While doctors are generally skeptical of online reviews, such feedback will almost certainly be part of the solution. Already, more than three-quarters of patients use online reviews to find a new doctor, though concerns persist about their accuracy and representativeness. (They’re not always written by the patient receiving care, for example.)
A program at the University of Utah offers a possible path forward. In 2012, the university’s health system became the first major academic center to release patient-satisfaction data and unedited comments to the public. Reviews are presented in a consumer-friendly format – similar to Yelp or TripAdvisor. More than two dozen other health systems – including Stanford, the Cleveland Clinic, the University of Pittsburgh and Duke – have followed suit.
Some worry that this approach overemphasizes patient satisfaction and undervalues objective outcomes, but research suggests that good patient experience is often correlated with better quality.

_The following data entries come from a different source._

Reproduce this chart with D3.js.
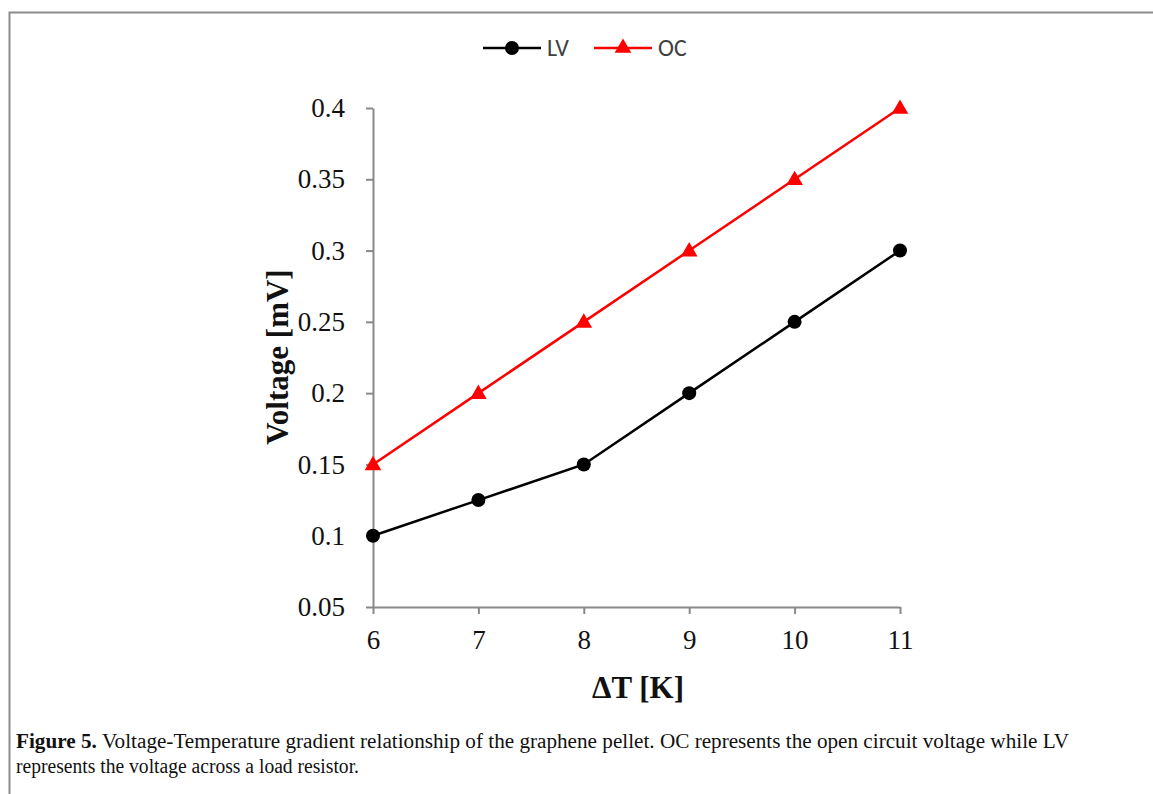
<!DOCTYPE html>
<html>
<head>
<meta charset="utf-8">
<script src="https://cdn.jsdelivr.net/npm/d3@7"></script>
<style>
  body { margin: 0; background: #fff; }
  svg { display: block; }
</style>
</head>
<body>
<svg id="chart" width="1153" height="794"></svg>
<script>
// data
var deltaT = [6, 7, 8, 9, 10, 11],
  lvValues = [0.1, 0.125, 0.15, 0.2, 0.25, 0.3],
  ocValues = [0.15, 0.2, 0.25, 0.3, 0.35, 0.4],
  xTicks = [6, 7, 8, 9, 10, 11],
  yTicks = [0.05, 0.1, 0.15, 0.2, 0.25, 0.3, 0.35, 0.4];

var svg = d3.select("#chart");

// figure frame (open to the right / bottom like the crop)
svg.append("path")
  .attr("d", "M1160,12.5H9.5V800")
  .attr("fill", "none")
  .attr("stroke", "#8c8c8c")
  .attr("stroke-width", 2);

var x = d3.scaleLinear().domain([6, 11]).range([373, 900]),
  y = d3.scaleLinear().domain([0.05, 0.4]).range([607, 108]);

var axisColor = "#898989",
  serif = "'Liberation Serif', 'Times New Roman', serif";

// y axis
var gy = svg.append("g")
  .attr("transform", "translate(373,0)")
  .call(d3.axisLeft(y).tickValues(yTicks).tickSize(7).tickSizeOuter(0).tickPadding(21)
    .tickFormat(function(d) { return String(+d.toFixed(2)); }));
gy.select(".domain").attr("stroke", axisColor).attr("stroke-width", 2);
gy.selectAll(".tick line").attr("stroke", axisColor).attr("stroke-width", 2);
gy.selectAll(".tick text")
  .attr("fill", "#111")
  .style("font-family", serif)
  .style("font-size", "27px");

// x axis
var gx = svg.append("g")
  .attr("transform", "translate(0,607)")
  .call(d3.axisBottom(x).tickValues(xTicks).tickSize(7).tickSizeOuter(0).tickPadding(16)
    .tickFormat(d3.format("d")));
gx.select(".domain").attr("stroke", axisColor).attr("stroke-width", 2);
gx.selectAll(".tick line").attr("stroke", axisColor).attr("stroke-width", 2);
gx.selectAll(".tick text")
  .attr("fill", "#111")
  .style("font-family", serif)
  .style("font-size", "27px");

// axis titles
svg.append("text")
  .attr("transform", "translate(288,357) rotate(-90)")
  .attr("text-anchor", "middle")
  .style("font-family", serif)
  .style("font-weight", "bold")
  .style("font-size", "31px")
  .attr("fill", "#111")
  .text("Voltage [mV]");

svg.append("text")
  .attr("x", 638)
  .attr("y", 698)
  .attr("text-anchor", "middle")
  .style("font-family", serif)
  .style("font-weight", "bold")
  .style("font-size", "31px")
  .attr("fill", "#111")
  .text("ΔT [K]");

// series
var line = d3.line()
  .x(function(d) { return x(d.t); })
  .y(function(d) { return y(d.v); });

var lvData = deltaT.map(function(t, i) { return {t: t, v: lvValues[i]}; }),
  ocData = deltaT.map(function(t, i) { return {t: t, v: ocValues[i]}; });

svg.append("path")
  .datum(ocData)
  .attr("d", line)
  .attr("fill", "none")
  .attr("stroke", "#ff0000")
  .attr("stroke-width", 2.5);

svg.append("path")
  .datum(lvData)
  .attr("d", line)
  .attr("fill", "none")
  .attr("stroke", "#000")
  .attr("stroke-width", 2.5);

var tri = d3.symbol().type(d3.symbolTriangle).size(120);

svg.selectAll(".oc")
  .data(ocData)
  .enter().append("path")
  .attr("class", "oc")
  .attr("transform", function(d) { return "translate(" + x(d.t) + "," + (y(d.v) + 1) + ")"; })
  .attr("d", tri)
  .attr("fill", "#ff0000");

svg.selectAll(".lv")
  .data(lvData)
  .enter().append("circle")
  .attr("class", "lv")
  .attr("cx", function(d) { return x(d.t); })
  .attr("cy", function(d) { return y(d.v); })
  .attr("r", 7)
  .attr("fill", "#000");

// legend
var legend = svg.append("g").attr("transform", "translate(0,48)");
var keys = [
  {name: "LV", color: "#000", x0: 483, shape: "circle"},
  {name: "OC", color: "#ff0000", x0: 594, shape: "tri"}
];
keys.forEach(function(k) {
  legend.append("line")
    .attr("x1", k.x0).attr("x2", k.x0 + 58)
    .attr("y1", 0).attr("y2", 0)
    .attr("stroke", k.color).attr("stroke-width", 2.5);
  if (k.shape === "circle") {
    legend.append("circle").attr("cx", k.x0 + 29).attr("cy", 0).attr("r", 7).attr("fill", k.color);
  } else {
    legend.append("path").attr("transform", "translate(" + (k.x0 + 29) + ",0)")
      .attr("d", tri).attr("fill", k.color);
  }
  legend.append("text")
    .attr("x", k.x0 + 64)
    .attr("y", 8)
    .style("font-family", "Carlito, 'Open Sans', 'Liberation Sans', sans-serif")
    .style("font-size", "24px")
    .attr("fill", "#404040")
    .text(k.name);
});

// caption
var cap = svg.append("g")
  .style("font-family", serif)
  .style("font-size", "20px")
  .attr("fill", "#111");
var line1 = cap.append("text").attr("x", 16).attr("y", 748)
  .attr("textLength", 1053).attr("lengthAdjust", "spacingAndGlyphs");
line1.append("tspan").style("font-weight", "bold").text("Figure 5. ");
line1.append("tspan").text("Voltage-Temperature gradient relationship of the graphene pellet. OC represents the open circuit voltage while LV");
cap.append("text").attr("x", 16).attr("y", 773)
  .attr("textLength", 343).attr("lengthAdjust", "spacingAndGlyphs")
  .text("represents the voltage across a load resistor.");
</script>
</body>
</html>
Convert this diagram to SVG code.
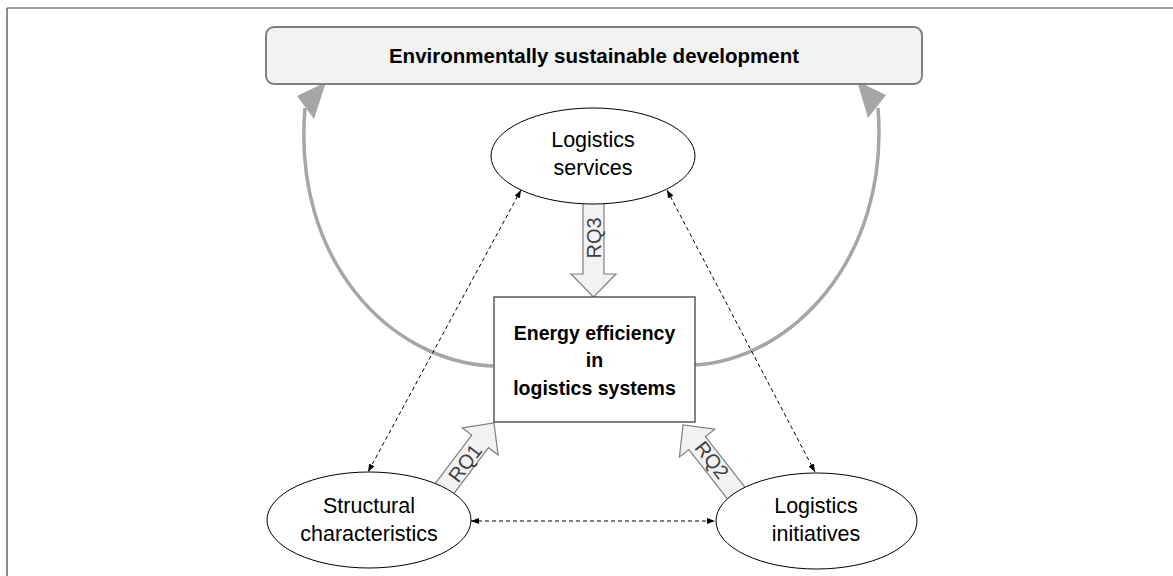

More generally, while hospital- and health-system-level evaluations also have problems, there’s some evidence to suggest that measuring quality at the organizational level is more feasible and reliable than it is for individual physicians. It may be more effective for payers to experiment with measurement and payment reforms for health organizations – bundled payments, per capita payments, funding for behavioral health and social support – and allow organizational leaders to review doctor performance internally, which is how some leading health systems already assess and compensate their clinicians.
Despite prolonged and costly attempts, insurers and governments have not been able to accurately measure a doctor’s value and won’t be able to anytime soon. No currently available measures, for example, would have captured my co-resident’s worth as a physician. And yet, every doctor in our program knew of his worth, and every patient he cared for benefited.
Khullar is a physician at NewYork-Presbyterian Hospital, a researcher at the Weill Cornell Department of Healthcare Policy and Research, and director of policy dissemination at the Physicians Foundation Center for Physician Practice and Leadership.